ГЛАВА VIIIВ ПОИСКАХ ЦЕЛЬНОСТИ
Роман вышел 6 октября 1932 года и прессу получил отличную. Кое-кто, правда, бурчал — мол, Фолкнер по-прежнему склонен к натурализму, его герои слишком поглощены «собственными внутренностями», — но в целом преобладали превосходные степени. «Яркие краски», «глубокая проницательность в изображении человеческих характеров», «необыкновенная сила, достигающая порой уровня подлинной поэзии». А дома, в Оксфорде, позабыв обиды, нанесенные «Святилищем», с гордостью заметили, что теперь их земляк сравнялся с лучшими писателями мира.
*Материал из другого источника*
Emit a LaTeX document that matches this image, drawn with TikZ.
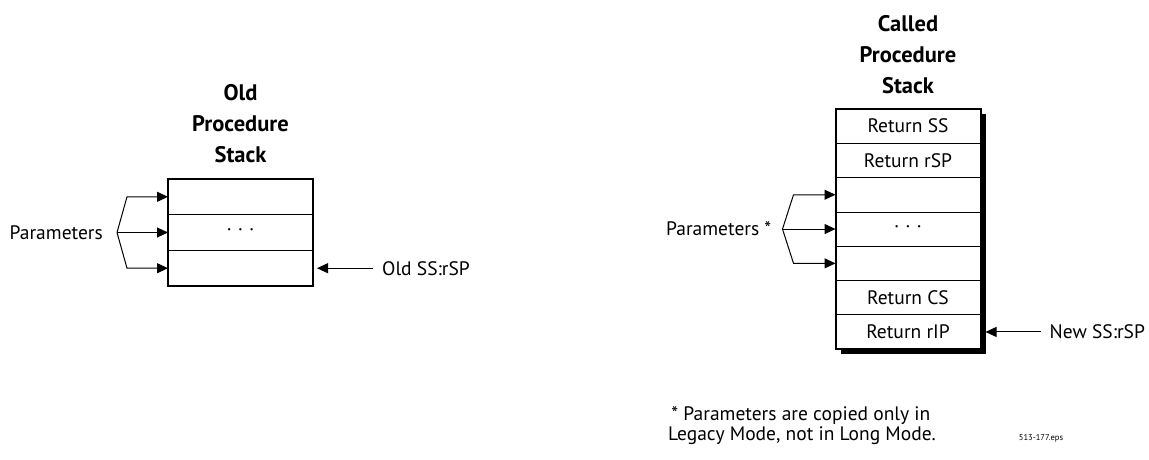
\documentclass[tikz,border=0pt]{standalone}
\usepackage{fontspec}
\setmainfont{PT Sans}
\usetikzlibrary{arrows.meta, positioning, calc, backgrounds}

\tikzset{
  cell/.style={draw, fill=white, line width=0.8pt, minimum width=145pt, minimum height=34.3pt,
    inner sep=0pt, outer sep=0pt, font=\fontsize{19.5}{20}\selectfont},
  title/.style={align=center, font=\bfseries\fontsize{22.5}{31}\selectfont},
  lbl/.style={inner sep=2pt, font=\fontsize{19.5}{20}\selectfont},
  ptr/.style={line width=1pt, -{Triangle[length=11pt,width=10pt]}},
}
\newcommand{\stackdots}{·\hspace{6pt}·\hspace{6pt}·}

\begin{document}
\begin{tikzpicture}[x=1pt, y=-1pt]
\useasboundingbox (0,0) rectangle (1149,460);

% Old procedure stack
\node[cell, minimum height=35.7pt] (olda) at (240.5,196.8) {};
\node[cell, minimum height=35.7pt, below=0pt of olda] (oldb) {\stackdots};
\node[cell, minimum height=35.7pt, below=0pt of oldb] (oldc) {};
\draw[line width=2pt] (olda.north west) rectangle (oldc.south east);
\node[title] (oldtitle) at (240.5,124) {Old\\Procedure\\Stack};

\coordinate (oldfork) at ([xshift=-51pt]oldb.west);
\node[lbl, left=12pt of oldfork] (oldparams) {Parameters};
\foreach \row in {olda,oldb,oldc}
  \draw[ptr] (oldfork) -- ([xshift=10pt]oldfork |- \row.west) -- (\row.west);

\node[lbl, inner xsep=9pt, anchor=west] (oldsp) at ([xshift=60pt]oldc.east) {Old SS:rSP};
\draw[ptr, shorten >=4pt] (oldsp) -- (oldc);

% Called procedure stack
\node[cell] (newss) at (908,126.15) {Return SS};
\node[cell, below=0pt of newss] (newsp) {Return rSP};
\node[cell, below=0pt of newsp] (newpa) {};
\node[cell, below=0pt of newpa] (newpb) {\stackdots};
\node[cell, below=0pt of newpb] (newpc) {};
\node[cell, below=0pt of newpc] (newcs) {Return CS};
\node[cell, below=0pt of newcs] (newip) {Return rIP};
\draw[line width=2pt] (newss.north west) rectangle (newip.south east);
\begin{scope}[on background layer]
  \fill ([shift={(5,5)}]newss.north west) rectangle ([shift={(5,5)}]newip.south east);
\end{scope}
\node[title] (newtitle) at (908,55) {Called\\Procedure\\Stack};

\coordinate (newfork) at ([xshift=-53pt]newpb.west);
\node[lbl, left=9pt of newfork] (newparams) {Parameters *};
\foreach \row in {newpa,newpb,newpc}
  \draw[ptr] (newfork) -- ([xshift=11pt]newfork |- \row.west) -- (\row.west);

\node[lbl, inner xsep=9pt, anchor=west] (newsspt) at ([xshift=60pt]newip.east) {New SS:rSP};
\draw[ptr, shorten >=5pt] (newsspt) -- (newip);

% footnote
\node[lbl, anchor=north west, align=left] (note) at (666,404)
  {\,* Parameters are copied only in\\Legacy Mode, not in Long Mode.};
\node[font=\fontsize{8.5}{10}\selectfont] (epsname) at (1041,438) {513-177.eps};
\end{tikzpicture}
\end{document}
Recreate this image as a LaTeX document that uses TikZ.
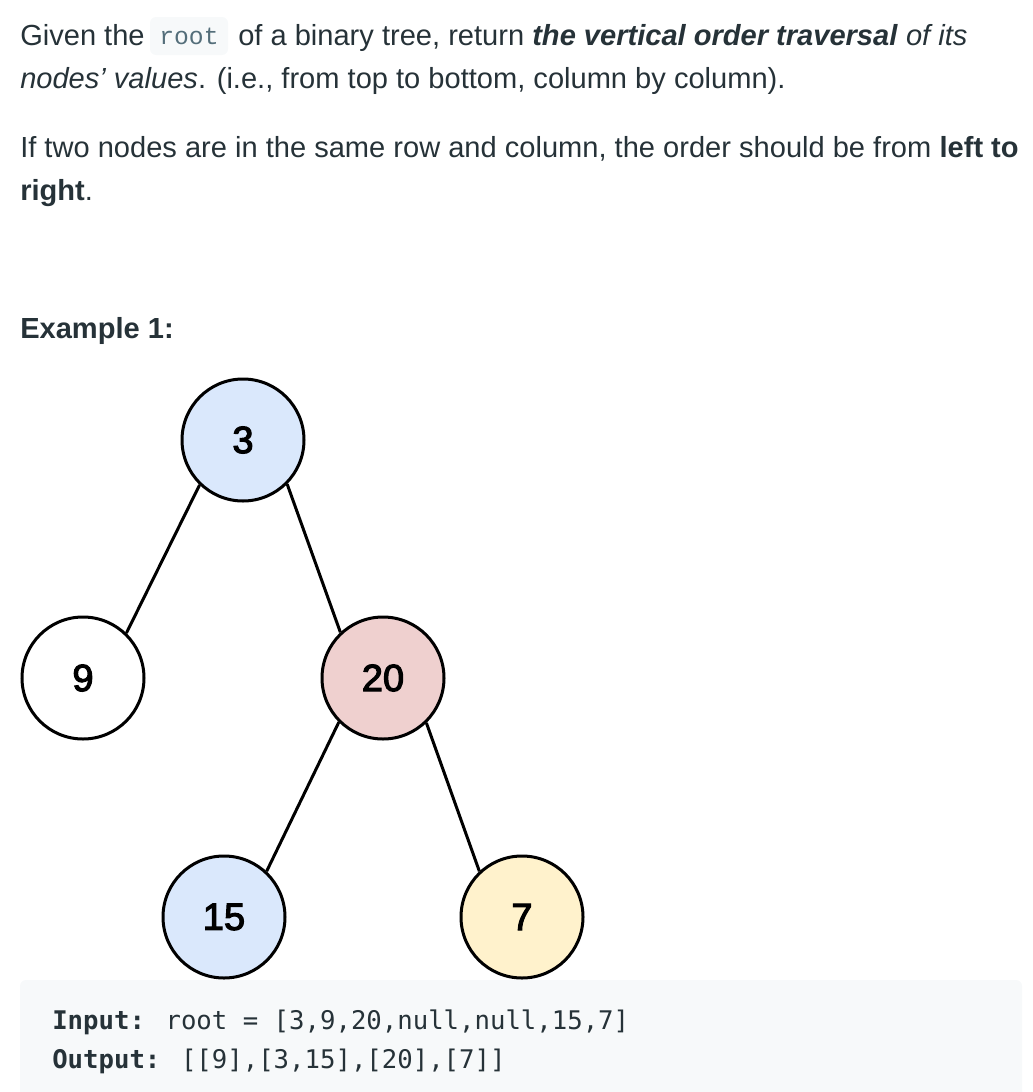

На самого Фолкнера этот шквал аплодисментов в прессе не произвел особенного впечатления. Больше того. «Я получил сигнальный экземпляр только что вышедшего романа, — пишет он одному знакомому, — и выяснилось, что мне даже не интересно, как они его в издательстве оформили. Все книги, опубликованные после «Шума и ярости», выстроились в ряд на полке, я смотрю на корешки с названиями и чувствую, как во мне растет что-то похожее на отвращение. В конце концов, само это чувство, казалось, шепнуло: «Слава богу, тебе уж никогда больше не придется их открывать»».
Впрочем, рецензии оставили равнодушным не одного только автора. А может, их просто не прочитали — как не прочитали и сам роман. Рассказывают такую историю. Вскоре после публикации «Света в августе» Фолкнер вернулся в Голливуд — заканчивались съемки по рассказу «Полный поворот кругом». Как-то в просмотровый зал зашел Кларк Гейбл, который тогда стремительно выдвинулся в ряд первых звезд американского экрана. Разговор, как обычно, не клеился. В конце концов Гейбл спросил, кого из современников стоит читать, кого можно назвать среди лучших. Подумав немного, Фолкнер ответил: «Эрнест Хемингуэй, Уилла Кэсер, Томас Манн, Джон Дос Пассос и я». «Как, — удивился собеседник, — вы тоже пишете?»
Кажется, Фолкнер не обиделся и даже не огорчился, только не слишком остроумно парировал: «А вы чем занимаетесь?»
Дела его в то время шли хорошо, и настроение тоже было хорошее. Наконец-то — правда, недолго это длилось — можно было не думать о деньгах. В Голливуде заплатили 6000 долларов за право экранизации «Святилища». К тому же Роуэноак расширился и начал приносить доход. В Фолкнере и впрямь проснулся фермер, охотник-промысловик, больше того — хозяин. Он увлеченно рассказывает, как проводит время в августе: «Пора собирать урожай. Мы косим сено для лошадей и скота. Очень жарко, грозы, дождь готов пролиться в любой момент, так что надо поглядывать на небо, стараешься перехитрить погоду, потому что нельзя, чтобы сено намокло, пока везешь его с поля в сарай. Рискуя, загадываешь на три дня вперед, огораживаешь участок для косьбы — клевер, горох и т. д., — заводишь трактор, негр садится за штурвал, я наблюдаю, пока он не закончит обрабатывать землю, выкошенная трава остается лежать на солнце, потом, на третий день, собираем всю команду — цепляем к трактору кузов, а к джипу — я за рулем — подкос, пятеро сгребают сено, укладывают его в тюки, везут в сарай — все это под палящим солнцем, сорок градусов жары…»
Другому корреспонденту Фолкнер пишет, как замечательно прошла охота: «Я видел семь оленей — все самки — и ни разу не выстрелил. Но мы гнали их — дух захватывает — целый день на лошадях через густой лес, собаки преследовали старого самца почти пять миль, с семи утра, наконец около трех пополудни выбились из сил, и вернулись мы домой затемно, освещая компасы спичками». Это переписка с друзьями, и Фолкнер, конечно, никак не рассчитывал, что она станет достоянием публики, письмо официальное, во всяком случае официальному лицу, президенту Американской академии искусств адресованное. Фолкнера приглашают на церемонию по поводу присуждения ему литературной награды — медали Хоуэллса. Он отвечает: «Дорогой мистер Ван Дорен, благодарю за письмо. Я высоко ценю оказанную мне честь; ничто не ободряет так, как публичное и осязаемое признание коллег. Конечно, я хотел бы приехать. Но, к глубокому сожалению, сейчас я даже не могу сказать: «Нет». В это время года я — фермер, а ни у кого из миссисипских фермеров нет ни денег, ни времени на путешествия, пока он не соберет урожай». И Фолкнер действительно не поехал в Нью-Йорк, медаль была получена по почте.